Suggested tickers to track in real time: CL=F (WTI crude futures), BZ=F (Brent crude futures), XOM, CVX.

Risk factors and watchlist

Key variables that will determine whether prices remain above $100:

- Duration and scope of maritime disruptions in the Strait of Hormuz.

- The effectiveness and legal clarity of the temporary waiver in enabling sales of offshore Russian cargoes.

- Insurance and chartering market responses; elevated insurance premiums or de-risking by shipowners can further constrict flows.

- Global refinery demand trends and inventory releases by major consuming regions.

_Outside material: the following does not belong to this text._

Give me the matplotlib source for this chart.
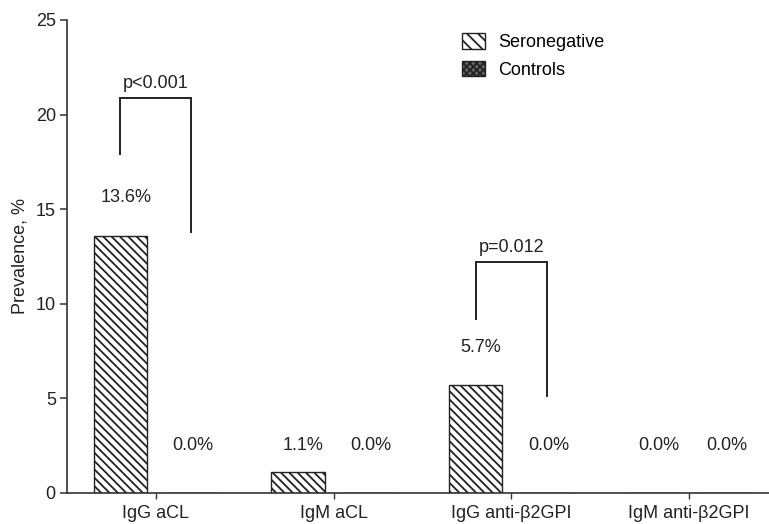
import numpy as np
import matplotlib
matplotlib.use("Agg")
import matplotlib.pyplot as plt
from matplotlib.patches import Patch

plt.rcParams['font.family'] = ['Liberation Sans', 'DejaVu Sans']
plt.rcParams['hatch.linewidth'] = 1.3
plt.rcParams['hatch.color'] = '#1a1a1a'

# data
categories = ['IgG aCL', 'IgM aCL', 'IgG anti-\u03b22GPI', 'IgM anti-\u03b22GPI']
seronegative = [13.6, 1.1, 5.7, 0.0]
controls = [0.0, 0.0, 0.0, 0.0]
# significance brackets: (category index, p label, top, left end, right end)
brackets = [
    (0, 'p<0.001', 20.9, 17.9, 13.8),
    (2, 'p=0.012', 12.2, 9.2, 5.1),
]

ink = '#222222'
fs = 13
fig = plt.figure(figsize=(7.69, 5.24), dpi=100)
ax = fig.add_axes([0.0871, 0.0592, 0.9129, 0.9027])

x = np.arange(len(categories))
off = 0.2
w = 0.3
ax.bar(x - off, seronegative, w, facecolor='white', edgecolor=ink,
       hatch='\\\\\\\\', linewidth=1.0, label='Seronegative')
ax.bar(x + off, controls, w, facecolor='white', edgecolor=ink,
       hatch='xxxxx', linewidth=1.0, label='Controls')

def lab_y(v):
    return v + 2.0 if v > 3 else 2.5

for i in range(len(categories)):
    ax.text(x[i] - off + 0.03, lab_y(seronegative[i]), f'{seronegative[i]:.1f}%',
            ha='center', va='center', fontsize=fs, color=ink)
    ax.text(x[i] + off + 0.01, lab_y(controls[i]), f'{controls[i]:.1f}%',
            ha='center', va='center', fontsize=fs, color=ink)

for ci, txt, top, yl, yr in brackets:
    xl, xr = x[ci] - off, x[ci] + off
    ax.plot([xl, xl, xr, xr], [yl, top, top, yr], color=ink, lw=1.4,
            solid_joinstyle='miter')
    ax.text(x[ci], top + 0.3, txt, ha='center', va='bottom', fontsize=fs, color=ink)

ax.set_xlim(-0.5, 3.45)
ax.set_ylim(0, 25)
ax.set_yticks([0, 5, 10, 15, 20, 25])
ax.set_xticks(x)
ax.set_xticklabels(categories)
ax.set_ylabel('Prevalence, %', fontsize=fs, color=ink, labelpad=5)

for s in ['top', 'right']:
    ax.spines[s].set_visible(False)
for s in ['left', 'bottom']:
    ax.spines[s].set_linewidth(1.2)
    ax.spines[s].set_color('#333333')
ax.tick_params(axis='y', length=5, width=1.1, colors='#333333', labelsize=fs,
               labelcolor=ink, pad=3)
ax.tick_params(axis='x', length=4, width=1.0, colors='#333333', labelsize=fs,
               labelcolor=ink, pad=5)

handles = [Patch(facecolor='white', edgecolor=ink, hatch='\\\\\\', label='Seronegative'),
           Patch(facecolor='#666666', edgecolor=ink, hatch='xxxxx', label='Controls')]
fig.legend(handles=handles, loc='upper left', bbox_to_anchor=(462 / 769, 1 - 33 / 524),
           frameon=False, fontsize=fs, handlelength=1.25, handleheight=0.95,
           borderpad=0, borderaxespad=0, labelspacing=0.55, handletextpad=0.75)

fig.savefig('out.png', dpi=100)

Any escalation of regional tensions, further sanction actions, or additional logistical bottlenecks would likely intensify the current price environment and push volatility higher.

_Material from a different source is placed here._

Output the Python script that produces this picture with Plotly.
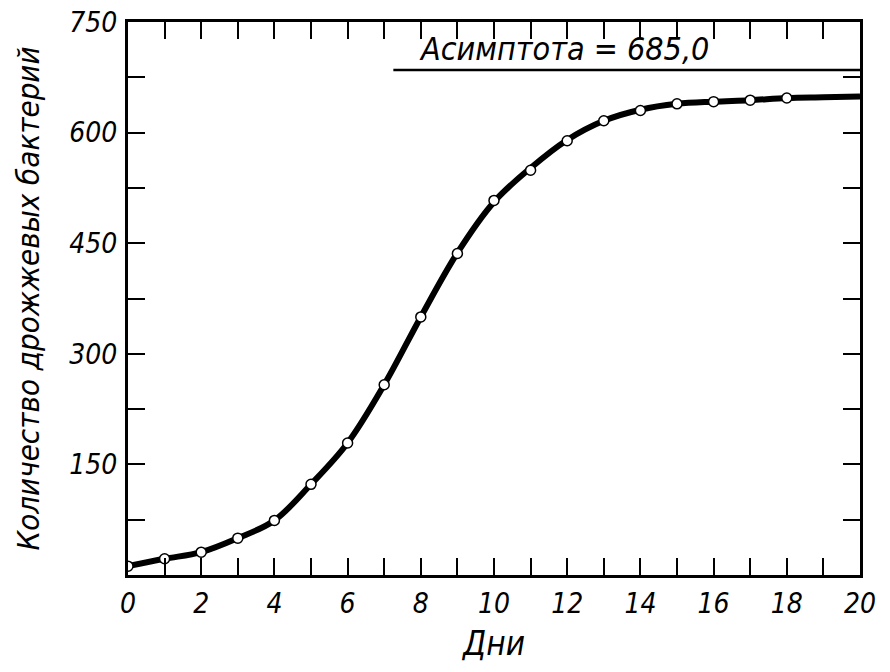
import plotly.graph_objects as go

# Yeast culture growth: observed counts by day and the smooth growth curve
days = list(range(0, 19))
counts = [12, 22, 31, 50, 74, 123, 179, 258, 350, 436, 508, 549, 589, 616, 630, 639, 642, 644, 647]

curve_days = list(range(0, 21))
curve_values = [12, 22, 31, 50, 74, 123, 179, 258, 350, 437, 506, 552, 590, 616, 631, 639, 642, 644, 647, 648, 649]

asymptote = 685.0
asymptote_from_day = 7.25
asymptote_label = "Асимптота = 685,0"

x_ticks = list(range(0, 21))
x_ticktext = [str(d) if d % 2 == 0 else "" for d in x_ticks]
y_ticks = list(range(0, 751, 75))
y_ticktext = [str(v) if v % 150 == 0 and v > 0 else "" for v in y_ticks]

x_title = "Дни"
y_title = "Количество дрожжевых бактерий"

FONT = "Liberation Sans Narrow, DejaVu Sans Condensed, DejaVu Sans, sans-serif"

def ital(size):
    return dict(family=FONT, size=size, color="black", style="italic")

fig = go.Figure()

# asymptote line
fig.add_trace(go.Scatter(
    x=[asymptote_from_day, curve_days[-1]], y=[asymptote, asymptote],
    mode="lines", line=dict(color="black", width=2.5),
    hoverinfo="skip", showlegend=False,
))

# smooth growth curve
fig.add_trace(go.Scatter(
    x=curve_days, y=curve_values, mode="lines",
    line=dict(color="black", width=6, shape="spline", smoothing=1.0),
    hoverinfo="skip", showlegend=False,
))

# observed points
fig.add_trace(go.Scatter(
    x=days, y=counts, mode="markers",
    marker=dict(symbol="circle", size=10, color="white",
                line=dict(color="black", width=1.5)),
    showlegend=False,
))

fig.add_annotation(
    x=11.9, y=asymptote, xref="x", yref="y",
    text=asymptote_label, showarrow=False,
    xanchor="center", yanchor="bottom", yshift=0,
    font=ital(32),
)

axis_common = dict(
    showline=True, linecolor="black", linewidth=3, mirror="ticks",
    ticks="inside", ticklen=17, tickwidth=2, tickcolor="black",
    showgrid=False, zeroline=False, tickfont=ital(28), automargin=False,
)

fig.update_xaxes(
    range=[0, 20], tickmode="array", tickvals=x_ticks, ticktext=x_ticktext,
    ticklabelstandoff=1,
    title=dict(text=x_title, font=ital(33), standoff=14),
    **axis_common,
)
fig.update_yaxes(
    range=[0, 750], tickmode="array", tickvals=y_ticks, ticktext=y_ticktext,
    ticklabelstandoff=2,
    title=dict(text=y_title, font=ital(31), standoff=21),
    **axis_common,
)

fig.update_layout(
    width=890, height=672,
    margin=dict(l=128, r=30, t=22, b=97),
    paper_bgcolor="white", plot_bgcolor="white",
    showlegend=False,
)

fig.write_html("out.html")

Practical next steps for market participants

- Maintain strong monitoring of spot freight and insurance markets; changes there are early indicators of reduced seaborne capacity.

- Use options to hedge directional exposure if managing large physical or derivatives positions; consider collar or protective put structures for defined downside protection while retaining upside participation.

- Reassess rolling and delivery risks for futures positions if prompt curve backwardation persists.

Outlook

The U.S. waiver offers a partial and technical relaxation that enables some floating volumes to be marketed, but it does not resolve the broader questions affecting marine transit and the fungibility of offshore cargoes. Given the continued prominence of the Strait of Hormuz as a global crude chokepoint and the operational frictions tied to floating storage, the market's return above $100 per barrel reflects a credible repricing of near-term physical scarcity and geopolitical risk.

Traders and institutional investors should prioritize liquidity management, fast-moving risk signals, and operational counterparty checks while tracking benchmark futures (CL=F, BZ=F) and energy equities for correlated moves.

Bottom line

Oil's re-test of the $100 level on March 13, 2026 signals that a policy waiver limited to tankers in floating storage is insufficient to reassure markets about immediate supply resilience. Persistent logistical, insurance and geopolitical risks keep a premium on near-term crude deliveries and raise the probability of continued price volatility.